Return every line below as is, leaving out the pictures.

**RECORDED DATA:**
::::::
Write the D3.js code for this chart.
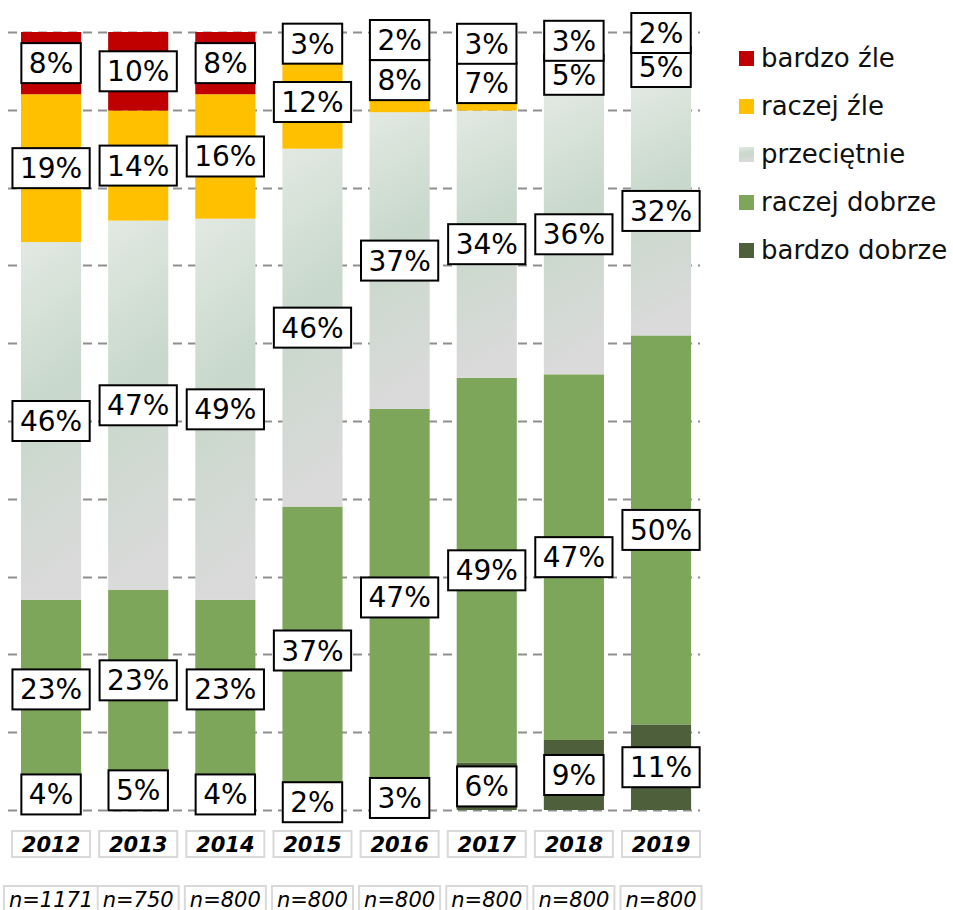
<!DOCTYPE html>
<html>
<head>
<meta charset="utf-8">
<script src="https://cdnjs.cloudflare.com/ajax/libs/d3/7.8.5/d3.min.js"></script>
<style>
  body { margin: 0; background: #fff; }
  text { font-family: "DejaVu Sans", Verdana, sans-serif; }
</style>
</head>
<body>
<div id="chart"></div>
<script>
/* data */
var years = ["2012", "2013", "2014", "2015", "2016", "2017", "2018", "2019"];
var sampleSizes = ["n=1171", "n=750", "n=800", "n=800", "n=800", "n=800", "n=800", "n=800"];

// series from bottom of the stack to the top
var categories = ["bardzo dobrze", "raczej dobrze", "przeciętnie", "raczej źle", "bardzo źle"];
var bardzoDobrze = [4, 5, 4, 2, 3, 6, 9, 11];
var raczejDobrze = [23, 23, 23, 37, 47, 49, 47, 50];
var przecietnie  = [46, 47, 49, 46, 37, 34, 36, 32];
var raczejZle    = [19, 14, 16, 12, 8, 7, 5, 5];
var bardzoZle    = [8, 10, 8, 3, 2, 3, 3, 2];

var seriesValues = [bardzoDobrze, raczejDobrze, przecietnie, raczejZle, bardzoZle];

var drawChart = function(htmlID) {

	var width = 953,
	    height = 910;

	var svg = d3.select(htmlID)
	    .append("svg")
	    .attr("width", width)
	    .attr("height", height);

	/* gradient for the "przeciętnie" segments */
	var defs = svg.append("defs");
	var grad = defs.append("linearGradient")
	    .attr("id", "gradMid")
	    .attr("x1", 0).attr("y1", 0)
	    .attr("x2", 0.12).attr("y2", 1);
	grad.append("stop").attr("offset", "0%").attr("stop-color", "#e2e9e3");
	grad.append("stop").attr("offset", "48%").attr("stop-color", "#c8d8cb");
	grad.append("stop").attr("offset", "100%").attr("stop-color", "#dadada");

	var colors = {
		"bardzo dobrze": "#4e5f3b",
		"raczej dobrze": "#7ea65a",
		"przeciętnie": "url(#gradMid)",
		"raczej źle": "#ffc000",
		"bardzo źle": "#c00000"
	};

	/* table for the stack */
	var table = years.map(function(y, i) {
		var row = { year: y };
		categories.forEach(function(c, j) { row[c] = seriesValues[j][i]; });
		return row;
	});

	var stack = d3.stack()
	    .keys(categories)
	    .offset(d3.stackOffsetExpand);
	var stacked = stack(table);

	var x = d3.scaleBand()
	    .domain(years)
	    .range([7.5, 704.6])
	    .paddingInner(0.31)
	    .paddingOuter(0.155);

	var y = d3.scaleLinear()
	    .domain([0, 1])
	    .range([810, 32]);

	/* dashed gridlines */
	svg.append("g")
	    .selectAll("line")
	    .data(y.ticks(10))
	    .enter().append("line")
	    .attr("x1", 8)
	    .attr("x2", 700)
	    .attr("y1", function(d) { return Math.round(y(d)) + 0.5; })
	    .attr("y2", function(d) { return Math.round(y(d)) + 0.5; })
	    .attr("stroke", "#8f8f8f")
	    .attr("stroke-width", 2)
	    .attr("stroke-dasharray", "9,6");

	/* bars */
	svg.append("g")
	    .selectAll("g")
	    .data(stacked)
	    .enter().append("g")
	    .attr("fill", function(d) { return colors[d.key]; })
	    .selectAll("rect")
	    .data(function(d) { return d; })
	    .enter().append("rect")
	    .attr("x", function(d) { return x(d.data.year); })
	    .attr("width", x.bandwidth())
	    .attr("y", function(d) { return y(d[1]); })
	    .attr("height", function(d) { return y(d[0]) - y(d[1]); });

	/* label centres: middle of segment, pushed up if too close to the one below */
	var minGap = 34;
	var centres = stacked.map(function(s) { return s.map(function(d) { return (y(d[0]) + y(d[1])) / 2; }); });
	years.forEach(function(yr, i) {
		for (var j = 1; j < centres.length; j++) {
			if (centres[j - 1][i] - centres[j][i] < minGap) {
				centres[j][i] = centres[j - 1][i] - minGap;
			}
		}
	});

	/* value labels: white boxes, drawn series by series so the top one wins */
	var labelLayer = svg.append("g");
	stacked.forEach(function(s, j) {
		s.forEach(function(d, i) {
			var cx = x(d.data.year) + x.bandwidth() / 2,
			    cy = centres[j][i];
			var g = labelLayer.append("g");
			var r = g.append("rect")
			    .attr("fill", "#fff")
			    .attr("stroke", "#000")
			    .attr("stroke-width", 2);
			var t = g.append("text")
			    .attr("x", cx)
			    .attr("y", cy + 10)
			    .attr("text-anchor", "middle")
			    .attr("font-size", "28px")
			    .attr("fill", "#000")
			    .text(seriesValues[j][i] + "%");
			var w = t.node().getComputedTextLength() + 15;
			r.attr("x", cx - w / 2)
			    .attr("y", cy - 20)
			    .attr("width", w)
			    .attr("height", 40);
		});
	});

	/* year boxes */
	var yearG = svg.append("g")
	    .selectAll("g")
	    .data(years)
	    .enter().append("g");
	yearG.append("rect")
	    .attr("x", function(d) { return x(d) + x.bandwidth() / 2 - 39; })
	    .attr("y", 831)
	    .attr("width", 78)
	    .attr("height", 26)
	    .attr("fill", "#fff")
	    .attr("stroke", "#d9d9d9")
	    .attr("stroke-width", 2);
	yearG.append("text")
	    .attr("x", function(d) { return x(d) + x.bandwidth() / 2; })
	    .attr("y", 852)
	    .attr("text-anchor", "middle")
	    .attr("font-size", "21px")
	    .attr("font-weight", "bold")
	    .attr("font-style", "italic")
	    .text(function(d) { return d; });

	/* sample size boxes */
	sampleSizes.forEach(function(n, i) {
		var cx = x(years[i]) + x.bandwidth() / 2;
		var g = svg.append("g");
		var r = g.append("rect")
		    .attr("fill", "#fff")
		    .attr("stroke", "#d9d9d9")
		    .attr("stroke-width", 2);
		var t = g.append("text")
		    .attr("x", cx)
		    .attr("y", 906.5)
		    .attr("text-anchor", "middle")
		    .attr("font-size", "21px")
		    .attr("font-style", "italic")
		    .text(n);
		var w = t.node().getComputedTextLength() + 10;
		r.attr("x", cx - w / 2)
		    .attr("y", 886)
		    .attr("width", w)
		    .attr("height", 30);
	});

	/* legend, top series first */
	var legend = svg.append("g")
	    .selectAll("g")
	    .data(categories.slice().reverse())
	    .enter().append("g")
	    .attr("transform", function(d, i) { return "translate(739," + (58.5 + i * 48) + ")"; });
	legend.append("rect")
	    .attr("x", 0)
	    .attr("y", -7.5)
	    .attr("width", 15)
	    .attr("height", 15)
	    .attr("fill", function(d) { return colors[d]; });
	legend.append("text")
	    .attr("x", 22)
	    .attr("y", 8.5)
	    .attr("font-size", "26px")
	    .attr("fill", "#111")
	    .text(function(d) { return d; });
}

drawChart("#chart");
</script>
</body>
</html>
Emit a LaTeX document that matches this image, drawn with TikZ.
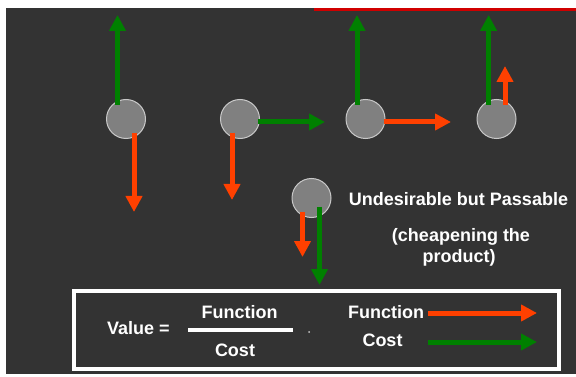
::::::
**OUTPUT OF THE TASK:**
Write the D3.js code for this chart.
<!DOCTYPE html>
<html>
<head>
<meta charset="utf-8">
<script src="https://cdnjs.cloudflare.com/ajax/libs/d3/7.8.5/d3.min.js"></script>
<style>
  body { margin: 0; background: #fff; }
  text { font-family: "DejaVu Sans", Verdana, sans-serif; }
</style>
</head>
<body>
<div id="chart"></div>
<script>
/* data */
var years = ["2012", "2013", "2014", "2015", "2016", "2017", "2018", "2019"];
var sampleSizes = ["n=1171", "n=750", "n=800", "n=800", "n=800", "n=800", "n=800", "n=800"];

// series from bottom of the stack to the top
var categories = ["bardzo dobrze", "raczej dobrze", "przeciętnie", "raczej źle", "bardzo źle"];
var bardzoDobrze = [4, 5, 4, 2, 3, 6, 9, 11];
var raczejDobrze = [23, 23, 23, 37, 47, 49, 47, 50];
var przecietnie  = [46, 47, 49, 46, 37, 34, 36, 32];
var raczejZle    = [19, 14, 16, 12, 8, 7, 5, 5];
var bardzoZle    = [8, 10, 8, 3, 2, 3, 3, 2];

var seriesValues = [bardzoDobrze, raczejDobrze, przecietnie, raczejZle, bardzoZle];

var drawChart = function(htmlID) {

	var width = 953,
	    height = 910;

	var svg = d3.select(htmlID)
	    .append("svg")
	    .attr("width", width)
	    .attr("height", height);

	/* gradient for the "przeciętnie" segments */
	var defs = svg.append("defs");
	var grad = defs.append("linearGradient")
	    .attr("id", "gradMid")
	    .attr("x1", 0).attr("y1", 0)
	    .attr("x2", 0.12).attr("y2", 1);
	grad.append("stop").attr("offset", "0%").attr("stop-color", "#e2e9e3");
	grad.append("stop").attr("offset", "48%").attr("stop-color", "#c8d8cb");
	grad.append("stop").attr("offset", "100%").attr("stop-color", "#dadada");

	var colors = {
		"bardzo dobrze": "#4e5f3b",
		"raczej dobrze": "#7ea65a",
		"przeciętnie": "url(#gradMid)",
		"raczej źle": "#ffc000",
		"bardzo źle": "#c00000"
	};

	/* table for the stack */
	var table = years.map(function(y, i) {
		var row = { year: y };
		categories.forEach(function(c, j) { row[c] = seriesValues[j][i]; });
		return row;
	});

	var stack = d3.stack()
	    .keys(categories)
	    .offset(d3.stackOffsetExpand);
	var stacked = stack(table);

	var x = d3.scaleBand()
	    .domain(years)
	    .range([7.5, 704.6])
	    .paddingInner(0.31)
	    .paddingOuter(0.155);

	var y = d3.scaleLinear()
	    .domain([0, 1])
	    .range([810, 32]);

	/* dashed gridlines */
	svg.append("g")
	    .selectAll("line")
	    .data(y.ticks(10))
	    .enter().append("line")
	    .attr("x1", 8)
	    .attr("x2", 700)
	    .attr("y1", function(d) { return Math.round(y(d)) + 0.5; })
	    .attr("y2", function(d) { return Math.round(y(d)) + 0.5; })
	    .attr("stroke", "#8f8f8f")
	    .attr("stroke-width", 2)
	    .attr("stroke-dasharray", "9,6");

	/* bars */
	svg.append("g")
	    .selectAll("g")
	    .data(stacked)
	    .enter().append("g")
	    .attr("fill", function(d) { return colors[d.key]; })
	    .selectAll("rect")
	    .data(function(d) { return d; })
	    .enter().append("rect")
	    .attr("x", function(d) { return x(d.data.year); })
	    .attr("width", x.bandwidth())
	    .attr("y", function(d) { return y(d[1]); })
	    .attr("height", function(d) { return y(d[0]) - y(d[1]); });

	/* label centres: middle of segment, pushed up if too close to the one below */
	var minGap = 34;
	var centres = stacked.map(function(s) { return s.map(function(d) { return (y(d[0]) + y(d[1])) / 2; }); });
	years.forEach(function(yr, i) {
		for (var j = 1; j < centres.length; j++) {
			if (centres[j - 1][i] - centres[j][i] < minGap) {
				centres[j][i] = centres[j - 1][i] - minGap;
			}
		}
	});

	/* value labels: white boxes, drawn series by series so the top one wins */
	var labelLayer = svg.append("g");
	stacked.forEach(function(s, j) {
		s.forEach(function(d, i) {
			var cx = x(d.data.year) + x.bandwidth() / 2,
			    cy = centres[j][i];
			var g = labelLayer.append("g");
			var r = g.append("rect")
			    .attr("fill", "#fff")
			    .attr("stroke", "#000")
			    .attr("stroke-width", 2);
			var t = g.append("text")
			    .attr("x", cx)
			    .attr("y", cy + 10)
			    .attr("text-anchor", "middle")
			    .attr("font-size", "28px")
			    .attr("fill", "#000")
			    .text(seriesValues[j][i] + "%");
			var w = t.node().getComputedTextLength() + 15;
			r.attr("x", cx - w / 2)
			    .attr("y", cy - 20)
			    .attr("width", w)
			    .attr("height", 40);
		});
	});

	/* year boxes */
	var yearG = svg.append("g")
	    .selectAll("g")
	    .data(years)
	    .enter().append("g");
	yearG.append("rect")
	    .attr("x", function(d) { return x(d) + x.bandwidth() / 2 - 39; })
	    .attr("y", 831)
	    .attr("width", 78)
	    .attr("height", 26)
	    .attr("fill", "#fff")
	    .attr("stroke", "#d9d9d9")
	    .attr("stroke-width", 2);
	yearG.append("text")
	    .attr("x", function(d) { return x(d) + x.bandwidth() / 2; })
	    .attr("y", 852)
	    .attr("text-anchor", "middle")
	    .attr("font-size", "21px")
	    .attr("font-weight", "bold")
	    .attr("font-style", "italic")
	    .text(function(d) { return d; });

	/* sample size boxes */
	sampleSizes.forEach(function(n, i) {
		var cx = x(years[i]) + x.bandwidth() / 2;
		var g = svg.append("g");
		var r = g.append("rect")
		    .attr("fill", "#fff")
		    .attr("stroke", "#d9d9d9")
		    .attr("stroke-width", 2);
		var t = g.append("text")
		    .attr("x", cx)
		    .attr("y", 906.5)
		    .attr("text-anchor", "middle")
		    .attr("font-size", "21px")
		    .attr("font-style", "italic")
		    .text(n);
		var w = t.node().getComputedTextLength() + 10;
		r.attr("x", cx - w / 2)
		    .attr("y", 886)
		    .attr("width", w)
		    .attr("height", 30);
	});

	/* legend, top series first */
	var legend = svg.append("g")
	    .selectAll("g")
	    .data(categories.slice().reverse())
	    .enter().append("g")
	    .attr("transform", function(d, i) { return "translate(739," + (58.5 + i * 48) + ")"; });
	legend.append("rect")
	    .attr("x", 0)
	    .attr("y", -7.5)
	    .attr("width", 15)
	    .attr("height", 15)
	    .attr("fill", function(d) { return colors[d]; });
	legend.append("text")
	    .attr("x", 22)
	    .attr("y", 8.5)
	    .attr("font-size", "26px")
	    .attr("fill", "#111")
	    .text(function(d) { return d; });
}

drawChart("#chart");
</script>
</body>
</html>
Emit a LaTeX document that matches this image, drawn with TikZ.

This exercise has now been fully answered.